Is $700 billion spit in the ocean?

The essence of the Paulson Plan is that Treasury, using $700 billion of taxpayer money, will become just another investor in a $7.4 trillion market for mortgage backed securities, as Andrew Jakabovics of the Center for American Progress points out here. If that's a fair characterization of the problem, as it seems to be, it's hard to believe injecting 10% new cash will solve it, especially since the revised Paulson Plan would also allow purchase of some toxic assets that are not MBS.

As Jakabovics points out, MBS are not the problem per se. The problem is that many underlying mortgages are in default, and even the middle tiers of MBS can't be evaluated without reliable estimates of how the mortgages themselves will perform.

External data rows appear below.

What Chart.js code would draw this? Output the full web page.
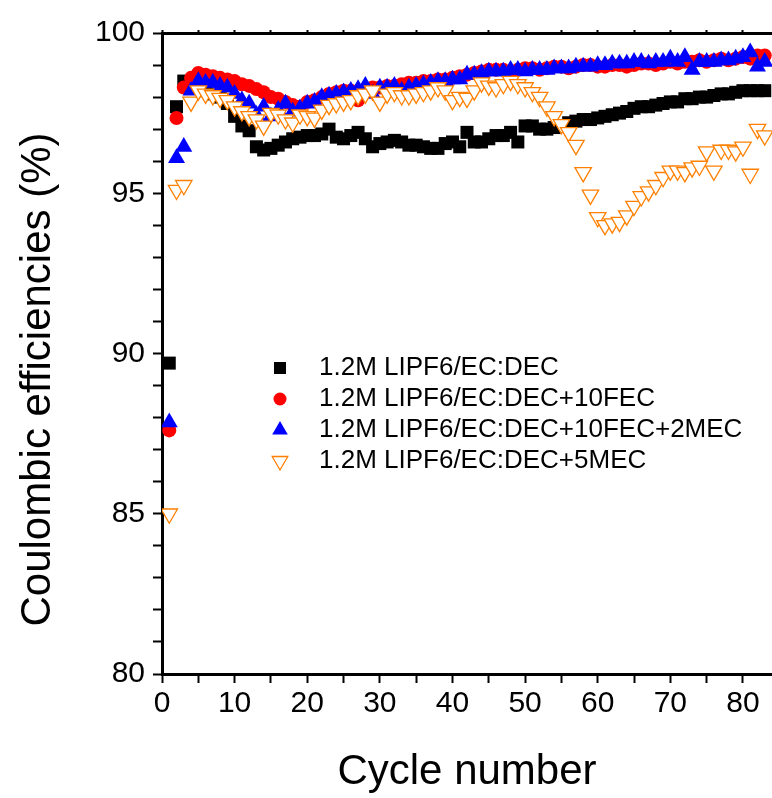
<!DOCTYPE html>
<html>
<head>
<meta charset="utf-8">
<script src="https://cdn.jsdelivr.net/npm/chart.js@4.4.0/dist/chart.umd.min.js"></script>
<style>
  html, body { margin: 0; padding: 0; background: #fff; overflow: hidden; }
  canvas { display: block; }
</style>
</head>
<body>
<canvas id="ceChart" width="772" height="798"></canvas>
<script>
// cycle number (x)
const cycles = [
  1, 2, 3, 4, 5, 6, 7, 8, 9, 10,
  11, 12, 13, 14, 15, 16, 17, 18, 19, 20,
  21, 22, 23, 24, 25, 26, 27, 28, 29, 30,
  31, 32, 33, 34, 35, 36, 37, 38, 39, 40,
  41, 42, 43, 44, 45, 46, 47, 48, 49, 50,
  51, 52, 53, 54, 55, 56, 57, 58, 59, 60,
  61, 62, 63, 64, 65, 66, 67, 68, 69, 70,
  71, 72, 73, 74, 75, 76, 77, 78, 79, 80,
  81, 82, 83
];

// 1.2M LIPF6/EC:DEC
const ceBase = [
  89.7, 97.7, 98.5, 98.4, 98.3, 98.2, 98.1, 98.0, 97.8, 97.4,
  97.1, 96.95, 96.45, 96.35, 96.4, 96.5, 96.6, 96.7, 96.75, 96.8,
  96.8, 96.85, 97.0, 96.75, 96.7, 96.8, 96.9, 96.7, 96.45, 96.55,
  96.6, 96.65, 96.6, 96.5, 96.5, 96.45, 96.4, 96.4, 96.55, 96.6,
  96.45, 96.9, 96.6, 96.6, 96.7, 96.8, 96.8, 96.9, 96.6, 97.1,
  97.1, 97.0, 97.0, 97.05, 97.1, 97.2, 97.25, 97.3, 97.3, 97.35,
  97.4, 97.45, 97.5, 97.55, 97.65, 97.7, 97.7, 97.75, 97.8, 97.85,
  97.85, 97.95, 97.95, 98.0, 98.0, 98.05, 98.1, 98.1, 98.15, 98.2,
  98.2, 98.2, 98.2
];

// +10FEC
const ceFec = [
  87.6, 97.35, 98.3, 98.6, 98.75, 98.7, 98.65, 98.6, 98.55, 98.5,
  98.4, 98.35, 98.25, 98.15, 98.0, 97.95, 97.85, 97.75, 97.7, 97.85,
  97.9, 98.0, 98.1, 98.15, 98.2, 98.2, 97.9, 98.25, 98.3, 98.3,
  98.35, 98.35, 98.4, 98.45, 98.45, 98.5, 98.5, 98.55, 98.55, 98.6,
  98.65, 98.7, 98.75, 98.8, 98.85, 98.85, 98.85, 98.8, 98.85, 98.9,
  98.9, 98.85, 98.9, 98.95, 98.95, 98.9, 98.95, 99.0, 99.0, 98.95,
  98.95, 99.0, 99.0, 98.95, 99.0, 99.05, 99.05, 99.0, 99.05, 99.1,
  99.05, 99.1, 99.1, 99.15, 99.1, 99.15, 99.2, 99.15, 99.2, 99.25,
  99.2, 99.3, 99.3
];

// +10FEC+2MEC
const ceFecMec = [
  87.85, 96.1, 96.45, 98.2, 98.5, 98.45, 98.45, 98.35, 98.3, 98.1,
  97.9, 97.8, 97.45, 97.7, 97.4, 97.6, 97.8, 97.55, 97.65, 97.8,
  97.85, 98.0, 98.05, 98.1, 98.15, 98.2, 98.25, 98.35, 98.1, 98.3,
  98.3, 98.35, 98.2, 98.3, 98.35, 98.4, 98.45, 98.5, 98.5, 98.55,
  98.55, 98.7, 98.7, 98.75, 98.8, 98.8, 98.8, 98.85, 98.85, 98.8,
  98.85, 98.85, 98.85, 98.9, 98.9, 98.9, 98.95, 98.95, 98.95, 99.0,
  99.0, 99.05, 99.05, 99.05, 99.1, 99.1, 99.05, 99.1, 99.1, 99.2,
  99.1, 99.25, 98.85, 99.1, 99.1, 99.1, 99.15, 99.15, 99.2, 99.25,
  99.4, 98.95, 99.1
];

// +5MEC
const ceMec = [
  85.0, 95.1, 95.25, 97.85, 98.2, 98.1, 98.05, 97.97, 97.9, 97.7,
  97.55, 97.4, 97.3, 97.1, 97.5, 97.45, 97.3, 97.2, 97.45, 97.4,
  97.35, 97.6, 97.75, 97.8, 97.85, 97.9, 98.05, 98.1, 98.2, 97.85,
  98.1, 98.15, 98.05, 98.05, 98.1, 98.15, 98.2, 98.3, 98.2, 97.9,
  98.0, 97.97, 98.2, 98.45, 98.35, 98.3, 98.4, 98.5, 98.4, 98.3,
  98.15, 98.0, 97.7, 97.4, 97.15, 96.9, 96.5, 95.65, 94.95, 94.25,
  94.0, 94.05, 94.1, 94.3, 94.6, 94.9, 95.05, 95.25, 95.5, 95.7,
  95.7, 95.65, 95.8, 95.85, 96.3, 95.7, 96.35, 96.35, 96.3, 96.45,
  95.6, 97.0, 96.8
];

const seriesNames = [
  '1.2M LIPF6/EC:DEC',
  '1.2M LIPF6/EC:DEC+10FEC',
  '1.2M LIPF6/EC:DEC+10FEC+2MEC',
  '1.2M LIPF6/EC:DEC+5MEC'
];

const yTitle = 'Coulombic efficiencies (%)';

const FONT = "'Liberation Sans', Arial, sans-serif";
const ORANGE = '#ff8000';

function toPoints(ys) {
  return ys.map((y, i) => ({ x: cycles[i], y }));
}

// 범례 (그래프 안쪽에 직접 그림)
const legendMarkers = [
  { style: 'rect', size: 6, fill: '#000', stroke: null },
  { style: 'circle', size: 6.5, fill: '#ff0000', stroke: null },
  { style: 'triangle', size: 9, fill: '#0000ff', stroke: null },
  { style: 'down', size: 9, fill: '#fff', stroke: ORANGE }
];

function drawMarker(ctx, m, x, y) {
  ctx.beginPath();
  if (m.style === 'rect') {
    ctx.rect(x - m.size, y - m.size, m.size * 2, m.size * 2);
  } else if (m.style === 'circle') {
    ctx.arc(x, y, m.size, 0, Math.PI * 2);
  } else {
    const dir = m.style === 'down' ? -1 : 1;
    const r = m.size;
    ctx.moveTo(x, y - dir * r);
    ctx.lineTo(x + r * 0.866, y + dir * r * 0.5);
    ctx.lineTo(x - r * 0.866, y + dir * r * 0.5);
    ctx.closePath();
  }
  ctx.fillStyle = m.fill;
  ctx.fill();
  if (m.stroke) {
    ctx.strokeStyle = m.stroke;
    ctx.lineWidth = 1.3;
    ctx.stroke();
  }
}

const insideLegend = {
  id: 'insideLegend',
  afterDraw(chart) {
    const { ctx, chartArea } = chart;
    const mx = chartArea.left + 118;
    const tx = chartArea.left + 157;
    const y0 = chartArea.top + 335;
    ctx.save();
    ctx.font = `26px ${FONT}`;
    ctx.textBaseline = 'middle';
    ctx.textAlign = 'left';
    seriesNames.forEach((name, i) => {
      const y = y0 + i * 31;
      drawMarker(ctx, legendMarkers[i], mx, y);
      ctx.fillStyle = '#000';
      ctx.fillText(name, tx, y);
    });
    ctx.restore();
  }
};

// y축 제목 (원본처럼 약간 아래쪽에 배치)
const yAxisTitle = {
  id: 'yAxisTitle',
  afterDraw(chart) {
    const { ctx, chartArea } = chart;
    const cx = chartArea.left - 124;
    const cy = (chartArea.top + chartArea.bottom) / 2 + 26;
    ctx.save();
    ctx.translate(cx, cy);
    ctx.rotate(-Math.PI / 2);
    ctx.font = `42px ${FONT}`;
    ctx.fillStyle = '#000';
    ctx.textAlign = 'center';
    ctx.textBaseline = 'middle';
    ctx.fillText(yTitle, 0, 0);
    ctx.restore();
  }
};

const axisTicks = {
  drawOnChartArea: false,
  drawTicks: true,
  tickLength: 9,
  tickWidth: 2,
  tickColor: '#000'
};

function fixHeight(h) {
  return s => { s.height = h; s.paddingLeft = 0; s.paddingRight = 0; };
}

new Chart(document.getElementById('ceChart').getContext('2d'), {
  type: 'scatter',
  data: {
    datasets: [
      {
        label: seriesNames[0], data: toPoints(ceBase), order: 4,
        pointStyle: 'rect', pointRadius: 9.2, pointBackgroundColor: '#000', pointBorderWidth: 0
      },
      {
        label: seriesNames[1], data: toPoints(ceFec), order: 3,
        pointStyle: 'circle', pointRadius: 7, pointBackgroundColor: '#ff0000', pointBorderWidth: 0
      },
      {
        label: seriesNames[2], data: toPoints(ceFecMec), order: 2,
        pointStyle: 'triangle', pointRadius: 9.8, pointBackgroundColor: '#0000ff', pointBorderWidth: 0
      },
      {
        label: seriesNames[3], data: toPoints(ceMec), order: 1,
        pointStyle: 'triangle', pointRotation: 180, pointRadius: 9.5,
        pointBackgroundColor: '#fff', pointBorderColor: ORANGE, pointBorderWidth: 1.3
      }
    ]
  },
  options: {
    responsive: false,
    animation: false,
    layout: { padding: 0, autoPadding: false },
    plugins: {
      legend: { display: false },
      tooltip: { enabled: false }
    },
    scales: {
      x: {
        type: 'linear',
        position: 'bottom',
        min: 0,
        max: 84,
        afterFit: fixHeight(124),
        border: { color: '#000', width: 3 },
        grid: axisTicks,
        ticks: {
          stepSize: 5,
          includeBounds: false,
          autoSkip: false,
          maxRotation: 0,
          padding: 3,
          color: '#000',
          font: { family: FONT, size: 30 },
          callback: v => (v % 10 === 0 ? v : '')
        },
        title: {
          display: true,
          text: 'Cycle number',
          color: '#000',
          font: { family: FONT, size: 42 },
          padding: { top: 0, bottom: 0 }
        }
      },
      xTop: {
        type: 'linear',
        position: 'top',
        min: 0,
        max: 84,
        afterFit: fixHeight(33),
        border: { color: '#000', width: 3 },
        grid: { drawOnChartArea: false, drawTicks: true, tickLength: 3, tickWidth: 2, tickColor: '#000' },
        ticks: { stepSize: 5, includeBounds: false, autoSkip: false, padding: 0, callback: () => '' }
      },
      y: {
        min: 80,
        max: 100,
        afterFit: s => { s.width = 162; },
        border: { color: '#000', width: 3 },
        grid: axisTicks,
        ticks: {
          stepSize: 1,
          autoSkip: false,
          padding: 8,
          color: '#000',
          font: { family: FONT, size: 30 },
          callback: v => (v % 5 === 0 ? v : '')
        }
      }
    }
  },
  plugins: [insideLegend, yAxisTitle]
});
</script>
</body>
</html>
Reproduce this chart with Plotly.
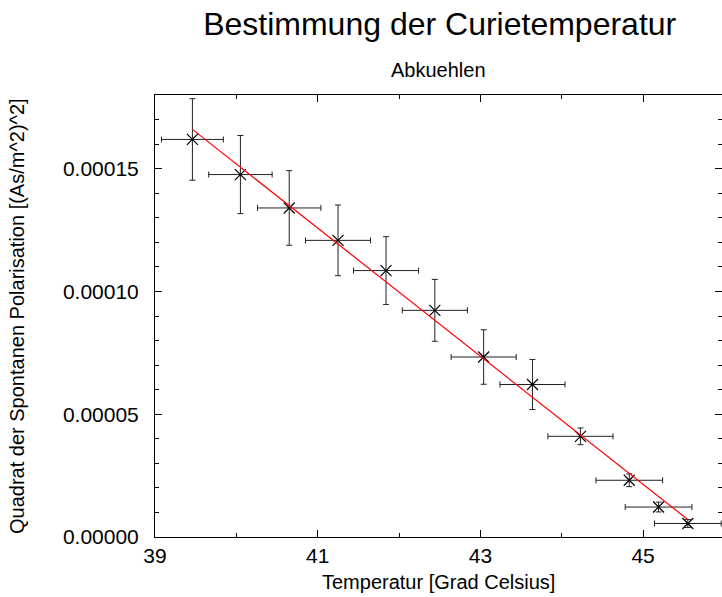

Jakobovics suggests Treasury buy up all the tranches of MBS and the servicing rights for particular groups of mortgages and then renegotiate mortgages that can be saved. This is similar to the Paisley (also at Center for American Progress) proposal I mentioned here. I can't imagine how real people in the real world with finite budgets and finite schedules could do that. It seems to me much more practical to revise the bankruptcy code to allow judges to cram down revised mortgage terms. This way, the only mortgages that would have to be looked at would be those of folks willing to file bankruptcy and able to show the ability to pay a renegotiated debt larger than the estimated realization from foreclosure. The financial industry should welcome this, but it turns out they hate it. I don't know why.